*** DATA TO USE ***
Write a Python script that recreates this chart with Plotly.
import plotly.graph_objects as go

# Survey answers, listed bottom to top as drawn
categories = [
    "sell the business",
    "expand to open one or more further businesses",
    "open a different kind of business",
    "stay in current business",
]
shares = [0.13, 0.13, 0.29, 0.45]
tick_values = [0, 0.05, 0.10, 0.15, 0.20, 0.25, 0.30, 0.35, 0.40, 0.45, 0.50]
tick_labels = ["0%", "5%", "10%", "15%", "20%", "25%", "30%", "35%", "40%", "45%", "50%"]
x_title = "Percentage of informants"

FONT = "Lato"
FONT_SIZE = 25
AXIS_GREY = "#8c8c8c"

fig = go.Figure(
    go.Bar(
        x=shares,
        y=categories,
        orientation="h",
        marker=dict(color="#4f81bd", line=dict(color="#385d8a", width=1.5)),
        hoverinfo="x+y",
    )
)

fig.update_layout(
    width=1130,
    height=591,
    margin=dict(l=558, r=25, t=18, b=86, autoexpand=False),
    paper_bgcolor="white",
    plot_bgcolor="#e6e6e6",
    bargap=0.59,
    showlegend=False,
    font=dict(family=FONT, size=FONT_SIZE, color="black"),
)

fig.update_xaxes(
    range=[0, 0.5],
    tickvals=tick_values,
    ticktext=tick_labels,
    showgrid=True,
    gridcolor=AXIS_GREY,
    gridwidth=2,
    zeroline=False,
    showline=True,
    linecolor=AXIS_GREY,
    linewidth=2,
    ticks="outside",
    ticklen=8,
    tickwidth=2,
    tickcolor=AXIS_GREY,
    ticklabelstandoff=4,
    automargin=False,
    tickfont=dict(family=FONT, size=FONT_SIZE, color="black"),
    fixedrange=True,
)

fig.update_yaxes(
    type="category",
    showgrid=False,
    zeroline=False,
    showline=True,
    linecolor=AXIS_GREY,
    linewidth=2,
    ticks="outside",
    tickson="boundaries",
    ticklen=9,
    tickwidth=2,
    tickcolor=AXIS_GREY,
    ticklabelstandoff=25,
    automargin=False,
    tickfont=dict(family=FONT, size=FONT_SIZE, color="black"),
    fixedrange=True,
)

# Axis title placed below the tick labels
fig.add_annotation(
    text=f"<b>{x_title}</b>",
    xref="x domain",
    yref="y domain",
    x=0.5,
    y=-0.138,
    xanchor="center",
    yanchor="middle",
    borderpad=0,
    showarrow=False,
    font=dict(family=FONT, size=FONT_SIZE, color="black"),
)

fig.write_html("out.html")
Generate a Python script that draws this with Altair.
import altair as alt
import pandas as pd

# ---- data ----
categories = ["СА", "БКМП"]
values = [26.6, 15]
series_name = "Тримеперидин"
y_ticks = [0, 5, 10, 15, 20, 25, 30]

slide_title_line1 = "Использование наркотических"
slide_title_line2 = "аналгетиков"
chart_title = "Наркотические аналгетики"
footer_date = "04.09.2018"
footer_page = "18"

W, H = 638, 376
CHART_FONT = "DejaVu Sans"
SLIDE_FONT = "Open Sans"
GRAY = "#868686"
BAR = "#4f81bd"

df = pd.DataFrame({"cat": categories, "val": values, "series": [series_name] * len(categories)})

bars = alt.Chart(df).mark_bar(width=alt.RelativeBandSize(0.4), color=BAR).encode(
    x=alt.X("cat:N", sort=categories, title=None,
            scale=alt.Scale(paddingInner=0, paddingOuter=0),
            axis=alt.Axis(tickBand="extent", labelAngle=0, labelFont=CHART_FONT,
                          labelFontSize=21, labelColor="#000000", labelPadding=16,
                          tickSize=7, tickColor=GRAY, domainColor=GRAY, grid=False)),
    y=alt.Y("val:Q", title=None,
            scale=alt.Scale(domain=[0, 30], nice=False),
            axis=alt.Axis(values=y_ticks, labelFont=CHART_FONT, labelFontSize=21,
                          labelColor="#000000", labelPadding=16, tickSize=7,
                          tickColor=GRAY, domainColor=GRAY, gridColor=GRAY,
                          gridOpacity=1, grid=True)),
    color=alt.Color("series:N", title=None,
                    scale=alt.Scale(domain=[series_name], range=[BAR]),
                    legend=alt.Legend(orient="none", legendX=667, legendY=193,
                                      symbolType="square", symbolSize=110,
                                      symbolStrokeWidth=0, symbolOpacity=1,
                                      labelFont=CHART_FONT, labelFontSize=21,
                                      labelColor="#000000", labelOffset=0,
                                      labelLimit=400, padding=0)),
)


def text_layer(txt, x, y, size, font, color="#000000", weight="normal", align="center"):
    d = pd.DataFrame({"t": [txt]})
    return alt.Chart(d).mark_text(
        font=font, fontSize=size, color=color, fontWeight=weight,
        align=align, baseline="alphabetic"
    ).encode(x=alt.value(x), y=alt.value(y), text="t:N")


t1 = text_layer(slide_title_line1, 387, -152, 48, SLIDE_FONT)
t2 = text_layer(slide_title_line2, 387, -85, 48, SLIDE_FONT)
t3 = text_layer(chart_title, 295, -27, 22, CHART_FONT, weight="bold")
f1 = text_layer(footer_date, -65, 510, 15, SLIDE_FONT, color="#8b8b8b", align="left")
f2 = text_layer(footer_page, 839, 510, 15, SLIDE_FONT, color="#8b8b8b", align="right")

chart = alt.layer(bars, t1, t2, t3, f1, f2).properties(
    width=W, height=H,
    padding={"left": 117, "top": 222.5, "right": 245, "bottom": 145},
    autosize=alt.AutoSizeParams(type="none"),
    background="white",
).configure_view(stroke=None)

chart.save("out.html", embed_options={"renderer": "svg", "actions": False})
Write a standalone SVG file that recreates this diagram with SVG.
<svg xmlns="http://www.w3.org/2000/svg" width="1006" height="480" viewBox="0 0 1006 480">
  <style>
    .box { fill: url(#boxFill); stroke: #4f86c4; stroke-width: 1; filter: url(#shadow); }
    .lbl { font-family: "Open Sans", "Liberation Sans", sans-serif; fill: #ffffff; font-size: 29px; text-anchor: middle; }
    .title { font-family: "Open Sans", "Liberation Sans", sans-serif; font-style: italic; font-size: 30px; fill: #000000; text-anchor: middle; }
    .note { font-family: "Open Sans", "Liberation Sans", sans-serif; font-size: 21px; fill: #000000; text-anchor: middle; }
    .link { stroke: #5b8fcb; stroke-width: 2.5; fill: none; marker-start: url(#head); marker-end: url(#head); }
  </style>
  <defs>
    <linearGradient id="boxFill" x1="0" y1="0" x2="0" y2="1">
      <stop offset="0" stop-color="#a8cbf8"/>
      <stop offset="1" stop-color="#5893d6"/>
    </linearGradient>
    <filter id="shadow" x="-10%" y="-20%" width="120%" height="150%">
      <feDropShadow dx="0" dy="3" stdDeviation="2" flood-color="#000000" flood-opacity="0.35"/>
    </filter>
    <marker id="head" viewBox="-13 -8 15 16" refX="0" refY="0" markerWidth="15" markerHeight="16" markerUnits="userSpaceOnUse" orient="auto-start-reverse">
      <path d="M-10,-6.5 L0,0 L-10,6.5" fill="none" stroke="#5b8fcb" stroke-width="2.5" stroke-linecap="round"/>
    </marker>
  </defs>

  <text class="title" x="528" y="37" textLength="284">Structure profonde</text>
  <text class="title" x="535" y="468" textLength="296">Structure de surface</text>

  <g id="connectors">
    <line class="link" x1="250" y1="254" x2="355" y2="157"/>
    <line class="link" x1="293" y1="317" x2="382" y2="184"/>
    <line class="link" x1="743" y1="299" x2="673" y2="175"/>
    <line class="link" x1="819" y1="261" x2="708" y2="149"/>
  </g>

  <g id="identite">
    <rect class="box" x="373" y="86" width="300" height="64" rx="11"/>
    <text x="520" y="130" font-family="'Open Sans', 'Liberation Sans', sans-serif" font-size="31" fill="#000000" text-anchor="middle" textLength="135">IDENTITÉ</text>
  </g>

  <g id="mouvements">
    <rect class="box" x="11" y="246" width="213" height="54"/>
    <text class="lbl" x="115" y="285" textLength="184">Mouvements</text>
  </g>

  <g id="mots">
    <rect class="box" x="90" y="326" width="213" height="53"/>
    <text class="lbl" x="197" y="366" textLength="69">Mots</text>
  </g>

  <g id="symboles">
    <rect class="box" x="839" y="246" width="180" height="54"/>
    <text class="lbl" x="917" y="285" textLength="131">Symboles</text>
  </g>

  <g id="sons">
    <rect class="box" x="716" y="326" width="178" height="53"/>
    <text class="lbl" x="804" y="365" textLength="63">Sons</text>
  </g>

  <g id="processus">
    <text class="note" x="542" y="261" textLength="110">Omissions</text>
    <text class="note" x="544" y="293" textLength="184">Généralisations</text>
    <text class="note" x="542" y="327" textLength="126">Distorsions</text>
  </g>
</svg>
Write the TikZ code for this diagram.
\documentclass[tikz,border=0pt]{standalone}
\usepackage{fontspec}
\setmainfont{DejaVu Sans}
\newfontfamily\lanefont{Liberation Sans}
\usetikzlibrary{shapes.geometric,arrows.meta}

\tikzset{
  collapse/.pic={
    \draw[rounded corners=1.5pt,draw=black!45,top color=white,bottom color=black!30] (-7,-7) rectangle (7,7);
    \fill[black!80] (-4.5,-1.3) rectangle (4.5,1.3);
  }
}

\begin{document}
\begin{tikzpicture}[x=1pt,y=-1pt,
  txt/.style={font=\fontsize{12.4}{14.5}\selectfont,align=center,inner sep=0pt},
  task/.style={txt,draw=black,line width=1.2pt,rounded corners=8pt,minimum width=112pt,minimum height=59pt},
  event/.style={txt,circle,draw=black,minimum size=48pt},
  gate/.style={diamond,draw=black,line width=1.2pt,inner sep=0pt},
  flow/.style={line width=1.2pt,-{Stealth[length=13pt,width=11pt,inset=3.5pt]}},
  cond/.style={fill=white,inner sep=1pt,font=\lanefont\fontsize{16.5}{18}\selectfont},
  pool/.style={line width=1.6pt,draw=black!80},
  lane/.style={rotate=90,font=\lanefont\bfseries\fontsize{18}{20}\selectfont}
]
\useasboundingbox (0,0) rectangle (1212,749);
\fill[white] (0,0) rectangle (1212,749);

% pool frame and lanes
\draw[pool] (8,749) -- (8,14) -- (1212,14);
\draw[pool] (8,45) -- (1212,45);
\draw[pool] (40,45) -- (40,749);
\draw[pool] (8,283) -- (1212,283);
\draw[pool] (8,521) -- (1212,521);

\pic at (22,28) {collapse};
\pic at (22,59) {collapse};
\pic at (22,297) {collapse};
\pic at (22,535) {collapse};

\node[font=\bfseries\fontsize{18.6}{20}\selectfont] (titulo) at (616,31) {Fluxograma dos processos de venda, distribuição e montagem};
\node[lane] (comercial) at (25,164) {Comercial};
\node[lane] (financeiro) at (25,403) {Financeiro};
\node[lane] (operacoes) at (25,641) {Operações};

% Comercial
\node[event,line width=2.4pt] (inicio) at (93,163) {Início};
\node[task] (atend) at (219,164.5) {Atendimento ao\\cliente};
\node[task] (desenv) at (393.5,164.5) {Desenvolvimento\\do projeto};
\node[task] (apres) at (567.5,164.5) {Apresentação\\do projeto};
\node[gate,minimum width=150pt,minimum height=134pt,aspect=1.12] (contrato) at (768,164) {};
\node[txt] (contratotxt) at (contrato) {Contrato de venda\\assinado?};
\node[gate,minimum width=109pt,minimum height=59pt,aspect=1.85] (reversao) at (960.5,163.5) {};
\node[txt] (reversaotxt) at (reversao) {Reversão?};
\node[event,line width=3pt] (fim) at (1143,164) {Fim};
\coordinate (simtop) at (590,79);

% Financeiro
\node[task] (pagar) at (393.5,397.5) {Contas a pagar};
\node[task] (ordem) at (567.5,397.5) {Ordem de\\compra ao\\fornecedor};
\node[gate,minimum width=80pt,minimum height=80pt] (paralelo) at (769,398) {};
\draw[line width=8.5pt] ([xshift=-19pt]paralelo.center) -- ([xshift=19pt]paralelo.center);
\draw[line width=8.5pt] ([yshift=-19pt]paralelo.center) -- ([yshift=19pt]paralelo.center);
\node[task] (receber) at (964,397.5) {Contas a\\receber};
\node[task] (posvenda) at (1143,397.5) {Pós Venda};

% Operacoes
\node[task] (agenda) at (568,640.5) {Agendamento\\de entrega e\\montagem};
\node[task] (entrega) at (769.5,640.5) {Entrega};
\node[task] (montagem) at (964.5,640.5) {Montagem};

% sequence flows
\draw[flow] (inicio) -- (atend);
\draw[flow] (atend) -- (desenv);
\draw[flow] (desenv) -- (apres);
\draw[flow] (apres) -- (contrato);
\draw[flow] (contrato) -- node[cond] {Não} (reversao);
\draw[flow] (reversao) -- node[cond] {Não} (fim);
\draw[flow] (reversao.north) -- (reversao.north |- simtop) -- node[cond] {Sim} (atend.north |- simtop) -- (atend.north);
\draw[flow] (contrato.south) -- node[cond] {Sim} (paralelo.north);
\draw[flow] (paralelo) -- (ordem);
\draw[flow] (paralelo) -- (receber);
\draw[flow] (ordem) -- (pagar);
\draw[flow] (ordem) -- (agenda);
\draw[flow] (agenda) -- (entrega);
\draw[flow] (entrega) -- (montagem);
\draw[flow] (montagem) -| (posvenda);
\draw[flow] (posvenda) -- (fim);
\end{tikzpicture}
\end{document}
***
◆ **WHAT TO WORK ON**: Show every line of the listing in which the string "Python" can be found.

◆ **REPLY**:
Write a Python script that recreates this chart with Plotly.
Generate a Python script that draws this with Altair.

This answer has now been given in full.